§ **Goal**:
Can you copy out the data exactly? Leave the images out.

━━━━━━━━━━━━━━━━━━━━━━━━━━━━━━

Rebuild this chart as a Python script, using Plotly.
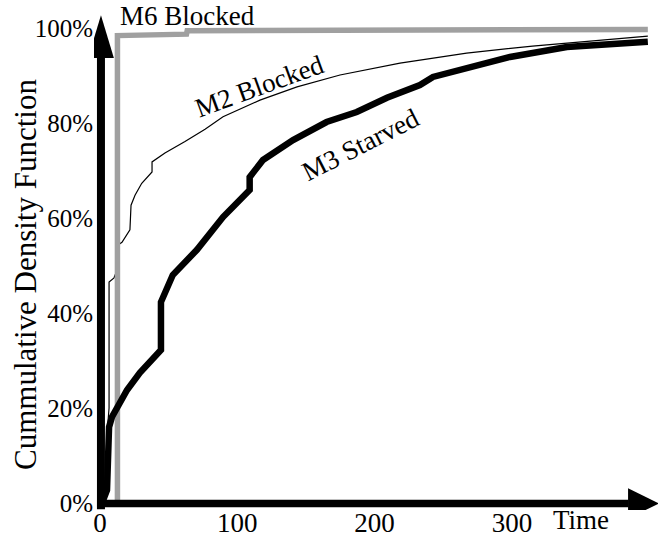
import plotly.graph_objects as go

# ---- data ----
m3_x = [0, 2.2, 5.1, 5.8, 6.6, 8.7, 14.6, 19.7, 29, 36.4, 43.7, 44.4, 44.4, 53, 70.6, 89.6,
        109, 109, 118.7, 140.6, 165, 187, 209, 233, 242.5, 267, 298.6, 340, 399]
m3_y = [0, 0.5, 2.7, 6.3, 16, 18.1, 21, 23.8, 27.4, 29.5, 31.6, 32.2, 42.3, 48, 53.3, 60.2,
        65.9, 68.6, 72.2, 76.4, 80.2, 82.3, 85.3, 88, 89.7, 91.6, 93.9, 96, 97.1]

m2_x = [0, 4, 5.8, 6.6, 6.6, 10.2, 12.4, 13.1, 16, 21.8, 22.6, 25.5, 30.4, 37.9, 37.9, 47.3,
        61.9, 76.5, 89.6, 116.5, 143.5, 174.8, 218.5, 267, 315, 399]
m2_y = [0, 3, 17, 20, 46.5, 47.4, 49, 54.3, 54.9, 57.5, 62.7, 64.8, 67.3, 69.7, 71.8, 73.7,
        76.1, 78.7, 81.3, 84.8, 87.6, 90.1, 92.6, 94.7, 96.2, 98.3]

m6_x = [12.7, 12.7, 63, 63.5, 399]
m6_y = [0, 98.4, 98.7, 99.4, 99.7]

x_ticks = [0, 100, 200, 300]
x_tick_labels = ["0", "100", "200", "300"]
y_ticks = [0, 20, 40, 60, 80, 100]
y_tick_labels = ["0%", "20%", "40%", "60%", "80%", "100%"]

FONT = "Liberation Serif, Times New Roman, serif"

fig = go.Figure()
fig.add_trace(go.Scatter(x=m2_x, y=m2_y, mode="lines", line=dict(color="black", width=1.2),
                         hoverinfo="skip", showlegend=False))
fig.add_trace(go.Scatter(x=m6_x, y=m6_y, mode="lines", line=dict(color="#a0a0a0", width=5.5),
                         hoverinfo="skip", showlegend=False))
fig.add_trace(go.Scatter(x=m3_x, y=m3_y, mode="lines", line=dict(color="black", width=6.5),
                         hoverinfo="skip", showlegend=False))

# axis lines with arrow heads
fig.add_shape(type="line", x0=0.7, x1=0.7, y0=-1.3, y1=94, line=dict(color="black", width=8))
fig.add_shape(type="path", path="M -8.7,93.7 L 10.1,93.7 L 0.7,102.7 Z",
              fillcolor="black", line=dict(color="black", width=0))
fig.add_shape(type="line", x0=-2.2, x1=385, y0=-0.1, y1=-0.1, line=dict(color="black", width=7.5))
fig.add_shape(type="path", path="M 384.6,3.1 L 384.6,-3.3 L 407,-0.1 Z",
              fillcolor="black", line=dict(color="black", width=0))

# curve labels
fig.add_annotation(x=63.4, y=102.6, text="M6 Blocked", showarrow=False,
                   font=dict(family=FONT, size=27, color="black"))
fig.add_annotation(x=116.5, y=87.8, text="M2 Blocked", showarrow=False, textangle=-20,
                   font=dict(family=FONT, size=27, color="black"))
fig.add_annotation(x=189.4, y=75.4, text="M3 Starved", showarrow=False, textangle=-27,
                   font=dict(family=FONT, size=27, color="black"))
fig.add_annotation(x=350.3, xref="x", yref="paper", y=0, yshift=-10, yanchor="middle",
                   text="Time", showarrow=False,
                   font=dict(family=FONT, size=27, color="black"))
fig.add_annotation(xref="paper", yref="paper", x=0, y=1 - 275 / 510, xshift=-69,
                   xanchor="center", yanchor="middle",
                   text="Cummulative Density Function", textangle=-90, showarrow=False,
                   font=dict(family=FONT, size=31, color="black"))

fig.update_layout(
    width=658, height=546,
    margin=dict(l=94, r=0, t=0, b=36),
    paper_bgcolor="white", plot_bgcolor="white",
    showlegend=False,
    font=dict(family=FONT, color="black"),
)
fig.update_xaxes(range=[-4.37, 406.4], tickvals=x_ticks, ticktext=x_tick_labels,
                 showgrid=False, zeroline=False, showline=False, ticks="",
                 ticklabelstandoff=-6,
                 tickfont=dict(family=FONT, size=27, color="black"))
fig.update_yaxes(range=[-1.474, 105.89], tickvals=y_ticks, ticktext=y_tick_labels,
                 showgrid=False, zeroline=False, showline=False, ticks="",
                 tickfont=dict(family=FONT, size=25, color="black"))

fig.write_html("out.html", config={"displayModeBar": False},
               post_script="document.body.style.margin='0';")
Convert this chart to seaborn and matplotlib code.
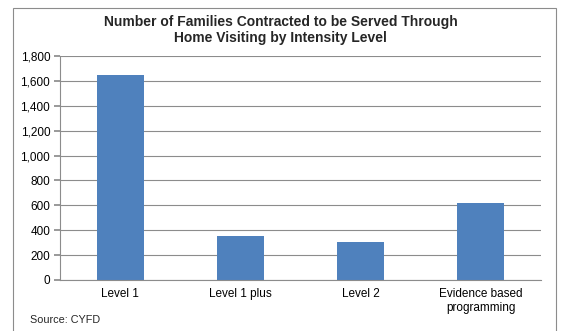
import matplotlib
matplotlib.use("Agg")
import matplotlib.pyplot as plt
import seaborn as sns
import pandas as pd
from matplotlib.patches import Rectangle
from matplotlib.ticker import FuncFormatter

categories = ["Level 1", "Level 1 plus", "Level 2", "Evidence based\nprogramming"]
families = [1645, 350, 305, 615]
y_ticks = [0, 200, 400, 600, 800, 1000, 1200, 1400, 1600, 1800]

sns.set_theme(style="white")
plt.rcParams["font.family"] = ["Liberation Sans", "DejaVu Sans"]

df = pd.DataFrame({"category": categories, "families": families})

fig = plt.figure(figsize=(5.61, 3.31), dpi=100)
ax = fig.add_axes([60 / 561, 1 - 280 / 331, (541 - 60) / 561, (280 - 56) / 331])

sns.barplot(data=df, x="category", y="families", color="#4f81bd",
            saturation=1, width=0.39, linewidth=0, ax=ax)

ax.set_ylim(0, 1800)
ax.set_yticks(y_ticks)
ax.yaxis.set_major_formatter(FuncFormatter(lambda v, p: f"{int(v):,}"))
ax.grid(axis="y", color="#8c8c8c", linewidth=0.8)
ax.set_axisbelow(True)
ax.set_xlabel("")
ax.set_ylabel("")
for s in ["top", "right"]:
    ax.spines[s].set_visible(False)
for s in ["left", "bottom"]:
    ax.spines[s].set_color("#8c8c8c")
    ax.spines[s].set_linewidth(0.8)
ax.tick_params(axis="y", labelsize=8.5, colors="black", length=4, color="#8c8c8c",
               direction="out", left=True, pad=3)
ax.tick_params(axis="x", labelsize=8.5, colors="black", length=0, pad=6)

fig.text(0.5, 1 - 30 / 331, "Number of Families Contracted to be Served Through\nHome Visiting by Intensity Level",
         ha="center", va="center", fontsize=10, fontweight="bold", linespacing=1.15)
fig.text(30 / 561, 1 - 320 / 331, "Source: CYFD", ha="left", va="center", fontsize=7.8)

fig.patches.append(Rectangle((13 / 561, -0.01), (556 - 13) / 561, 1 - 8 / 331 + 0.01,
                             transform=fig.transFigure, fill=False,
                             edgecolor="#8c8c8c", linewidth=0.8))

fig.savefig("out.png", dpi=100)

━━━━━━━━━━━━━━━━━━━━━━━━━━━━━━

§ **Solution**:
Rebuild this chart as a Python script, using Plotly.
import plotly.graph_objects as go

# ---- data ----
m3_x = [0, 2.2, 5.1, 5.8, 6.6, 8.7, 14.6, 19.7, 29, 36.4, 43.7, 44.4, 44.4, 53, 70.6, 89.6,
        109, 109, 118.7, 140.6, 165, 187, 209, 233, 242.5, 267, 298.6, 340, 399]
m3_y = [0, 0.5, 2.7, 6.3, 16, 18.1, 21, 23.8, 27.4, 29.5, 31.6, 32.2, 42.3, 48, 53.3, 60.2,
        65.9, 68.6, 72.2, 76.4, 80.2, 82.3, 85.3, 88, 89.7, 91.6, 93.9, 96, 97.1]

m2_x = [0, 4, 5.8, 6.6, 6.6, 10.2, 12.4, 13.1, 16, 21.8, 22.6, 25.5, 30.4, 37.9, 37.9, 47.3,
        61.9, 76.5, 89.6, 116.5, 143.5, 174.8, 218.5, 267, 315, 399]
m2_y = [0, 3, 17, 20, 46.5, 47.4, 49, 54.3, 54.9, 57.5, 62.7, 64.8, 67.3, 69.7, 71.8, 73.7,
        76.1, 78.7, 81.3, 84.8, 87.6, 90.1, 92.6, 94.7, 96.2, 98.3]

m6_x = [12.7, 12.7, 63, 63.5, 399]
m6_y = [0, 98.4, 98.7, 99.4, 99.7]

x_ticks = [0, 100, 200, 300]
x_tick_labels = ["0", "100", "200", "300"]
y_ticks = [0, 20, 40, 60, 80, 100]
y_tick_labels = ["0%", "20%", "40%", "60%", "80%", "100%"]

FONT = "Liberation Serif, Times New Roman, serif"

fig = go.Figure()
fig.add_trace(go.Scatter(x=m2_x, y=m2_y, mode="lines", line=dict(color="black", width=1.2),
                         hoverinfo="skip", showlegend=False))
fig.add_trace(go.Scatter(x=m6_x, y=m6_y, mode="lines", line=dict(color="#a0a0a0", width=5.5),
                         hoverinfo="skip", showlegend=False))
fig.add_trace(go.Scatter(x=m3_x, y=m3_y, mode="lines", line=dict(color="black", width=6.5),
                         hoverinfo="skip", showlegend=False))

# axis lines with arrow heads
fig.add_shape(type="line", x0=0.7, x1=0.7, y0=-1.3, y1=94, line=dict(color="black", width=8))
fig.add_shape(type="path", path="M -8.7,93.7 L 10.1,93.7 L 0.7,102.7 Z",
              fillcolor="black", line=dict(color="black", width=0))
fig.add_shape(type="line", x0=-2.2, x1=385, y0=-0.1, y1=-0.1, line=dict(color="black", width=7.5))
fig.add_shape(type="path", path="M 384.6,3.1 L 384.6,-3.3 L 407,-0.1 Z",
              fillcolor="black", line=dict(color="black", width=0))

# curve labels
fig.add_annotation(x=63.4, y=102.6, text="M6 Blocked", showarrow=False,
                   font=dict(family=FONT, size=27, color="black"))
fig.add_annotation(x=116.5, y=87.8, text="M2 Blocked", showarrow=False, textangle=-20,
                   font=dict(family=FONT, size=27, color="black"))
fig.add_annotation(x=189.4, y=75.4, text="M3 Starved", showarrow=False, textangle=-27,
                   font=dict(family=FONT, size=27, color="black"))
fig.add_annotation(x=350.3, xref="x", yref="paper", y=0, yshift=-10, yanchor="middle",
                   text="Time", showarrow=False,
                   font=dict(family=FONT, size=27, color="black"))
fig.add_annotation(xref="paper", yref="paper", x=0, y=1 - 275 / 510, xshift=-69,
                   xanchor="center", yanchor="middle",
                   text="Cummulative Density Function", textangle=-90, showarrow=False,
                   font=dict(family=FONT, size=31, color="black"))

fig.update_layout(
    width=658, height=546,
    margin=dict(l=94, r=0, t=0, b=36),
    paper_bgcolor="white", plot_bgcolor="white",
    showlegend=False,
    font=dict(family=FONT, color="black"),
)
fig.update_xaxes(range=[-4.37, 406.4], tickvals=x_ticks, ticktext=x_tick_labels,
                 showgrid=False, zeroline=False, showline=False, ticks="",
                 ticklabelstandoff=-6,
                 tickfont=dict(family=FONT, size=27, color="black"))
fig.update_yaxes(range=[-1.474, 105.89], tickvals=y_ticks, ticktext=y_tick_labels,
                 showgrid=False, zeroline=False, showline=False, ticks="",
                 tickfont=dict(family=FONT, size=25, color="black"))

fig.write_html("out.html", config={"displayModeBar": False},
               post_script="document.body.style.margin='0';")
Convert this chart to seaborn and matplotlib code.
import matplotlib
matplotlib.use("Agg")
import matplotlib.pyplot as plt
import seaborn as sns
import pandas as pd
from matplotlib.patches import Rectangle
from matplotlib.ticker import FuncFormatter

categories = ["Level 1", "Level 1 plus", "Level 2", "Evidence based\nprogramming"]
families = [1645, 350, 305, 615]
y_ticks = [0, 200, 400, 600, 800, 1000, 1200, 1400, 1600, 1800]

sns.set_theme(style="white")
plt.rcParams["font.family"] = ["Liberation Sans", "DejaVu Sans"]

df = pd.DataFrame({"category": categories, "families": families})

fig = plt.figure(figsize=(5.61, 3.31), dpi=100)
ax = fig.add_axes([60 / 561, 1 - 280 / 331, (541 - 60) / 561, (280 - 56) / 331])

sns.barplot(data=df, x="category", y="families", color="#4f81bd",
            saturation=1, width=0.39, linewidth=0, ax=ax)

ax.set_ylim(0, 1800)
ax.set_yticks(y_ticks)
ax.yaxis.set_major_formatter(FuncFormatter(lambda v, p: f"{int(v):,}"))
ax.grid(axis="y", color="#8c8c8c", linewidth=0.8)
ax.set_axisbelow(True)
ax.set_xlabel("")
ax.set_ylabel("")
for s in ["top", "right"]:
    ax.spines[s].set_visible(False)
for s in ["left", "bottom"]:
    ax.spines[s].set_color("#8c8c8c")
    ax.spines[s].set_linewidth(0.8)
ax.tick_params(axis="y", labelsize=8.5, colors="black", length=4, color="#8c8c8c",
               direction="out", left=True, pad=3)
ax.tick_params(axis="x", labelsize=8.5, colors="black", length=0, pad=6)

fig.text(0.5, 1 - 30 / 331, "Number of Families Contracted to be Served Through\nHome Visiting by Intensity Level",
         ha="center", va="center", fontsize=10, fontweight="bold", linespacing=1.15)
fig.text(30 / 561, 1 - 320 / 331, "Source: CYFD", ha="left", va="center", fontsize=7.8)

fig.patches.append(Rectangle((13 / 561, -0.01), (556 - 13) / 561, 1 - 8 / 331 + 0.01,
                             transform=fig.transFigure, fill=False,
                             edgecolor="#8c8c8c", linewidth=0.8))

fig.savefig("out.png", dpi=100)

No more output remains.